On April 2, the maritime spot market for coking coal at ports maintained weak but stable operations.
On the demand side, end-user companies hold relatively high inventories and keep a reasonable number of days of stock, mainly purchasing on an as-needed basis. On the supply side, coking coal supply from both production areas and ports is somewhat loose, meeting the market’s procurement demand. In terms of sentiment, port coking coal is heavily affected by futures; market participants remain on a wait-and-see stance. Going forward, it is still necessary to continue monitoring changes in coking coal futures and changes in demand for finished steel.

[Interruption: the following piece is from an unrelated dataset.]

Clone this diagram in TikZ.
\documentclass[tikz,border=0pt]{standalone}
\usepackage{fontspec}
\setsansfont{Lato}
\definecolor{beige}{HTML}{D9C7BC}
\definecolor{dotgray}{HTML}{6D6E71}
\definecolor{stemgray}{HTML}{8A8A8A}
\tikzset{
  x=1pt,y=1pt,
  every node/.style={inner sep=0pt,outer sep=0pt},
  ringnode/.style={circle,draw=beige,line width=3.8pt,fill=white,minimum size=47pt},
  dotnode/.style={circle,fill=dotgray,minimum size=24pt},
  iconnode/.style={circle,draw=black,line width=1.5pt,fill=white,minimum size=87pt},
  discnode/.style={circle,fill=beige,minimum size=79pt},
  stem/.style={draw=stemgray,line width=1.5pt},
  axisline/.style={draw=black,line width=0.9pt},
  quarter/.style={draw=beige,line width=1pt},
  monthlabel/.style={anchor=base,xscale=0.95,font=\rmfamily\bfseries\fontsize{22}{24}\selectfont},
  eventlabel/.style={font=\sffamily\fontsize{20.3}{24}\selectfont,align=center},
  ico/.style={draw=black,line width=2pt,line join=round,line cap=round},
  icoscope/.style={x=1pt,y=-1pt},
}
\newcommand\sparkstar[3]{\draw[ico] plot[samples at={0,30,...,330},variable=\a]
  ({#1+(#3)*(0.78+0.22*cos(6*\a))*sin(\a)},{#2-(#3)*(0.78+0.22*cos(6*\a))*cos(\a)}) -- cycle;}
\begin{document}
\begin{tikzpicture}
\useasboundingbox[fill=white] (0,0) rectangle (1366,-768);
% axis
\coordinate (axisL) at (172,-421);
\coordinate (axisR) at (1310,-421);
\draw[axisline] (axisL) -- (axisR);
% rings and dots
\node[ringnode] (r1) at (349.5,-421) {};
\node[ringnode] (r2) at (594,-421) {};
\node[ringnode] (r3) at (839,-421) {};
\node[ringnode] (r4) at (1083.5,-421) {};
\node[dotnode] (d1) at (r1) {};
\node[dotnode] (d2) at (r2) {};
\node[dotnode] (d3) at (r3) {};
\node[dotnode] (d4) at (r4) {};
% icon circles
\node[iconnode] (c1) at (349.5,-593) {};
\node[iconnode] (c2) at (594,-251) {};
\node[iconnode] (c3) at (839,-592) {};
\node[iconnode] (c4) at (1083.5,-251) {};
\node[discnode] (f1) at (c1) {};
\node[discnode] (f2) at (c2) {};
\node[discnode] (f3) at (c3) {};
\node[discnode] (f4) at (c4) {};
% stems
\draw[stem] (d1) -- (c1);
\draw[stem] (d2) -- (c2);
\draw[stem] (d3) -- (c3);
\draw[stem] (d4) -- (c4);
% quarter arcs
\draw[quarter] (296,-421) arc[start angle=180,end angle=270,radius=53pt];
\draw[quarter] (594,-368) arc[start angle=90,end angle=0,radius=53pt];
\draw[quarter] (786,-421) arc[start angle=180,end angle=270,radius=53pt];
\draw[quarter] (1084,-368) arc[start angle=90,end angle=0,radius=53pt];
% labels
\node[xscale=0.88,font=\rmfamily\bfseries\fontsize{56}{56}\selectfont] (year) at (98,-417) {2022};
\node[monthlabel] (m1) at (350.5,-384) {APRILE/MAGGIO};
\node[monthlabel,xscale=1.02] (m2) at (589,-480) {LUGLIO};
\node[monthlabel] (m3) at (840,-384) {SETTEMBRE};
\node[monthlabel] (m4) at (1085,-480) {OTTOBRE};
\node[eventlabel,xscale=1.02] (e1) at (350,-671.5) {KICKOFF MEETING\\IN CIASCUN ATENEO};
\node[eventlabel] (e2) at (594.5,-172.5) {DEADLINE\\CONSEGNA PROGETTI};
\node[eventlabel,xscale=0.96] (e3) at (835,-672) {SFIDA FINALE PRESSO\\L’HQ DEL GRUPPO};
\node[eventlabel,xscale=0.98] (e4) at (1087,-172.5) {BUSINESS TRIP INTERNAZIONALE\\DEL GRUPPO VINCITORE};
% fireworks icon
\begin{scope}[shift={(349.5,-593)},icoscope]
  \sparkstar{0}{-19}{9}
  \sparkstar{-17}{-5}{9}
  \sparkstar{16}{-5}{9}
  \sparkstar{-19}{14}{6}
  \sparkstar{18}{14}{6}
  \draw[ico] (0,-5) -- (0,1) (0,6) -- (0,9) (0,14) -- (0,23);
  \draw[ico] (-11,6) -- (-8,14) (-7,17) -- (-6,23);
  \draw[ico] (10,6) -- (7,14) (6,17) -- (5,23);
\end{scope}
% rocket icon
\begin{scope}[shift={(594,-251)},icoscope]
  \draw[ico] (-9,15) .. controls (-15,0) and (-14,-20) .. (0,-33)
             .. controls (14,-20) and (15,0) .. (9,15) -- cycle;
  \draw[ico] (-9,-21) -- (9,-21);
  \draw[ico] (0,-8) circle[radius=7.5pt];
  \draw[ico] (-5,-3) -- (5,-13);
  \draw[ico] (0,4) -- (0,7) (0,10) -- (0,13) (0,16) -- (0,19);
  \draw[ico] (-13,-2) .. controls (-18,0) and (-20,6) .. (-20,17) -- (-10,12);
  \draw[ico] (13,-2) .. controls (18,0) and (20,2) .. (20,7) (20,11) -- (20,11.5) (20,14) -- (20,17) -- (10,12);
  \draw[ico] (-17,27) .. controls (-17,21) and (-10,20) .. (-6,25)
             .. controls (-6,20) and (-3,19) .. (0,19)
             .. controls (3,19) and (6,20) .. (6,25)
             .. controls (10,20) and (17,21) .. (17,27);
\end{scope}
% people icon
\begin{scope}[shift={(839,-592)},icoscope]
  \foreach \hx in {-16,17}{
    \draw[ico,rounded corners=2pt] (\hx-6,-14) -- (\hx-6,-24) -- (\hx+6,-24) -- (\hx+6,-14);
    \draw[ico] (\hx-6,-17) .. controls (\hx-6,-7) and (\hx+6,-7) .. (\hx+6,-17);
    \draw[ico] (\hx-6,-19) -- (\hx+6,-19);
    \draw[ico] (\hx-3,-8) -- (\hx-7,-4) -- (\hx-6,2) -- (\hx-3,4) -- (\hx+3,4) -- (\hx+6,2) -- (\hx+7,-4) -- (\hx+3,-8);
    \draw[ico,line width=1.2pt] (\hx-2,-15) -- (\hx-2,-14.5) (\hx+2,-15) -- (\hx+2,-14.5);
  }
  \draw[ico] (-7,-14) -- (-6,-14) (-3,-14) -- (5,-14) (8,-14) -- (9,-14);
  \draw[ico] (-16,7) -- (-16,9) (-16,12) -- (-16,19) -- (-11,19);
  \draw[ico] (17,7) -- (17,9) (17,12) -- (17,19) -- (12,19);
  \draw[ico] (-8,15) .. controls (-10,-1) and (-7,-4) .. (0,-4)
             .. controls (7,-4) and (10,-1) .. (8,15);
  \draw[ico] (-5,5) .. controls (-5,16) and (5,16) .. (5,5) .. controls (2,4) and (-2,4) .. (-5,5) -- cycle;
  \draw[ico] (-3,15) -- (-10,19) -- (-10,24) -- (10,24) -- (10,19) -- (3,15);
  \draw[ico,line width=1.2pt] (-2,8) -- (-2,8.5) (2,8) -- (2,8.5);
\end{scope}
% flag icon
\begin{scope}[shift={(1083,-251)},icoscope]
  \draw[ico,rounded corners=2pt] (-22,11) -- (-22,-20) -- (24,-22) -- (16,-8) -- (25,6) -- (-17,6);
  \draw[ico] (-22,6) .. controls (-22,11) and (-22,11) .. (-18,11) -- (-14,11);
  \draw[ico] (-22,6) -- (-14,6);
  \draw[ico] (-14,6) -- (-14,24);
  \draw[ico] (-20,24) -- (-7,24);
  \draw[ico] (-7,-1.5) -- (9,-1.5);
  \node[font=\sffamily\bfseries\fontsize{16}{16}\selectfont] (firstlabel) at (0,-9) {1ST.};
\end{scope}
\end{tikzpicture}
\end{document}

Current prices: K4 prime coking coal — Hebei port 1380 RMB/ton, Shandong port 1380 RMB/ton; GJ1/3 coking coal — Hebei port 1220 RMB/ton, Shandong port 1240 RMB/ton; Elga coking coal — Hebei port 1120 RMB/ton, Shandong port 1160 RMB/ton; Yinalin fat coal — Hebei port 1205 RMB/ton, Shandong port 1260 RMB/ton; K10 lean coal — Hebei port 1180 RMB/ton, Shandong port 1180 RMB/ton; gas coal SUEK — Shandong port 1050 RMB/ton; Baili gas fat coal — Hebei port 950 RMB/ton, Shandong port 900 RMB/ton; Heishui 1/3 coking coal — Hebei port 1300 RMB/ton, Shandong port 1300 RMB/ton; Gongyela prime coking coal — Hebei port 1700 RMB/ton; Donia second-line coking coal — Hebei port 1650 RMB/ton, Shandong port 1650 RMB/ton; Standar first-line coking coal — Hebei port 1680 RMB/ton, Shandong port 1680 RMB/ton; Knuma second-line coking coal — Hebei port 1590 RMB/ton, Shandong port 1590 RMB/ton. All of the above are port cash, including-tax self-pickup prices.